Do you happen to have a blog post or something showing a concrete problem that LLM helped you to solve?
What I've found is that the capabilities of LLMs depend on the problem solving skills of the person writing the prompts. If you know exactly what needs to be done and can translate that into step-by-step prompts it can do pretty much anything, but if you're looking for it actually solve 100% of the problem you're going to run into issues. Which is to say you still need to find the solution but you just have the LLM do the monkey work.
I'm working on making a physical console for the Pico-8. Its pretty simple, works on linux booted into kiosk mode, looks for when a 3.5" floppy is inserted or removed, and loads or closes the game via a shell script.
I want it to be like a C64-style keyboard with all the guts inside it but wirelessly connect to the display/tv, so what I might do is use an ESP32 to read the game floppy and wirelessly transfer and cache the file to a dongle that plugs into an open HDMI port. Not sure yet.

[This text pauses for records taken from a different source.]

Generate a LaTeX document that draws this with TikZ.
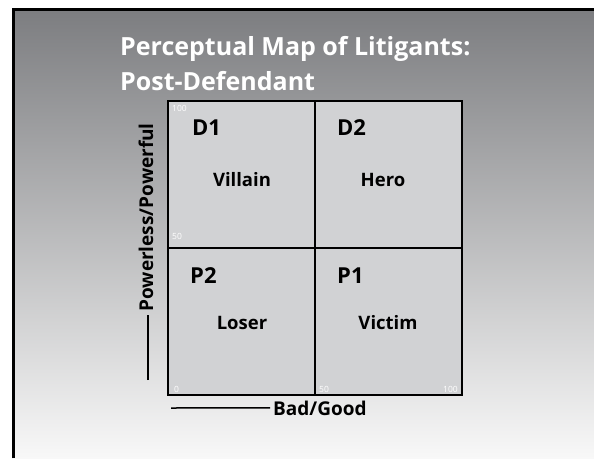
\documentclass[tikz,border=0pt]{standalone}
\usepackage{fontspec}
\setmainfont{Open Sans}
\usepackage{tikz}
\usepackage{xcolor}
\definecolor{bgtop}{HTML}{7C7D80}
\definecolor{bgmid}{HTML}{BBBCBE}
\definecolor{bgbot}{HTML}{F8F8F8}
\definecolor{cellgray}{HTML}{D1D2D4}

\begin{document}
\begin{tikzpicture}[x=1pt,y=-1pt,
    titletext/.style={font=\fontsize{25}{28}\selectfont\bfseries, text=white, anchor=base west, inner sep=0pt},
    quadname/.style={font=\fontsize{22}{24}\selectfont\bfseries, anchor=base west, inner sep=0pt},
    quadrole/.style={font=\fontsize{18.5}{21}\selectfont\bfseries, anchor=base, inner sep=0pt},
    scalenum/.style={font=\fontsize{8.5}{10}\selectfont, text=white, inner sep=0pt},
    axislabel/.style={font=\fontsize{19}{22}\selectfont\bfseries, inner sep=3pt}]
    \useasboundingbox (0,0) rectangle (594,458);

    % Background slide
    \fill[white] (0,0) rectangle (594,458);
    \shade[top color=bgtop, middle color=bgmid, bottom color=bgbot] (12,8) rectangle (594,458);
    \draw[line width=3pt] (13.5,458) -- (13.5,9.2) -- (594,9.2);

    % Title
    \node[titletext] (title1) at (120,55) {Perceptual Map of Litigants:};
    \node[titletext] (title2) at (120,90) {Post-Defendant};

    % Draw the map
    \draw[line width=2pt, fill=cellgray] (168,101) rectangle (462,395);
    \draw[line width=1.5pt] (315,101) -- (315,395);
    \draw[line width=1.5pt] (168,248) -- (462,248);

    % Quadrant labels
    \node[quadname] (d1) at (192,135) {D1};
    \node[quadrole] (villain) at (242,186) {Villain};
    \node[quadname] (d2) at (337,135) {D2};
    \node[quadrole] (hero) at (383,186) {Hero};
    \node[quadname] (p2) at (190,283) {P2};
    \node[quadrole] (loser) at (242,329) {Loser};
    \node[quadname] (p1) at (337,283) {P1};
    \node[quadrole] (victim) at (388,329) {Victim};

    % Scale numbers
    \node[scalenum, anchor=base west] (ytop) at (172,111) {100};
    \node[scalenum, anchor=base west] (ymid) at (172,239) {50};
    \node[scalenum, anchor=base west] (zero) at (174,392) {0};
    \node[scalenum, anchor=base west] (xmid) at (319,392) {50};
    \node[scalenum, anchor=base east] (xtop) at (458,392) {100};

    % Axis labels
    \node[axislabel, anchor=base west] (xlab) at (270,415) {Bad/Good};
    \coordinate (xstart) at (171,408);
    \draw[line width=1.5pt] (xstart) -- (xlab.west);

    \node[axislabel, rotate=90, anchor=east] (ylab) at (146,120) {Powerless/Powerful};
    \coordinate (ystart) at (148,380);
    \draw[line width=1.5pt] (ystart) -- (ystart |- ylab.west);

\end{tikzpicture}
\end{document}
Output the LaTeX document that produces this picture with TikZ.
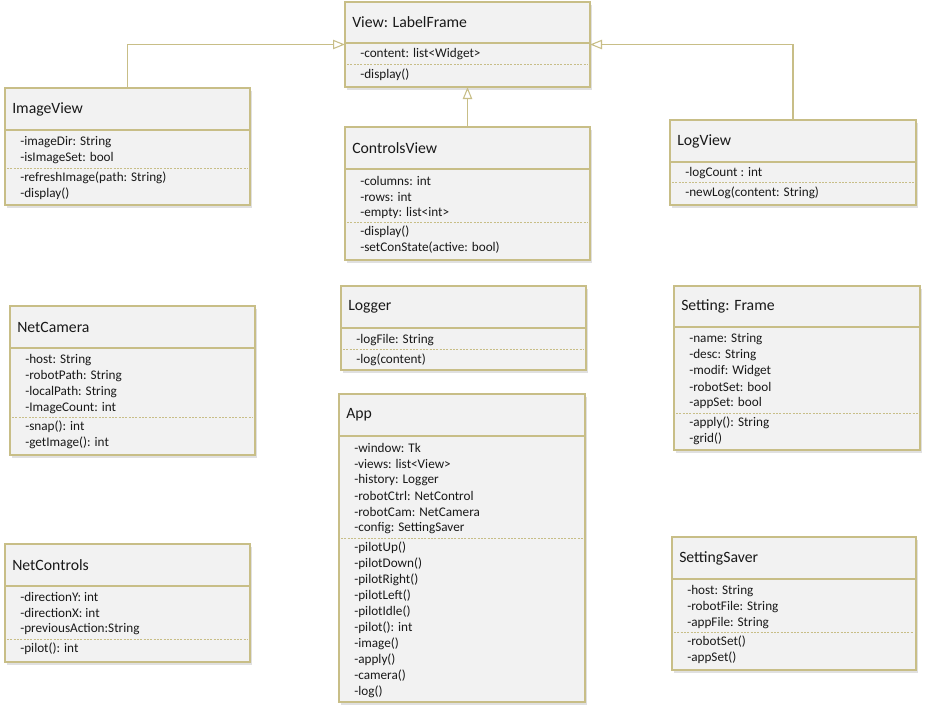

Amazing! I went through the same but opting to implement the console itself on the ESP32[0]. It ended up being a bit too much and it's mostly shelved now
Baby sitting LLMs is already my job and has been for a year. It's kind of boring but honestly after nearly 20 years in the game I felt like I was approaching endgame for programming anyways.
Average salary? Salaries are determined by the size of the company, how much value software engineers add, supply of software engineers, and the location of the office.
1. Every generation of programmers typically only has a certain window of knowledge, and everything before their time is simply foreign to them. Most developers aren't programming history buffs, they don't read books from the past to learn about technologies or how they work, how we got to now, etc.
2. When you're starting off on your journey as a programmer you're using a lot of things without understanding their implementation, and that understanding for most individuals whom I've worked with comes from having to debug issues.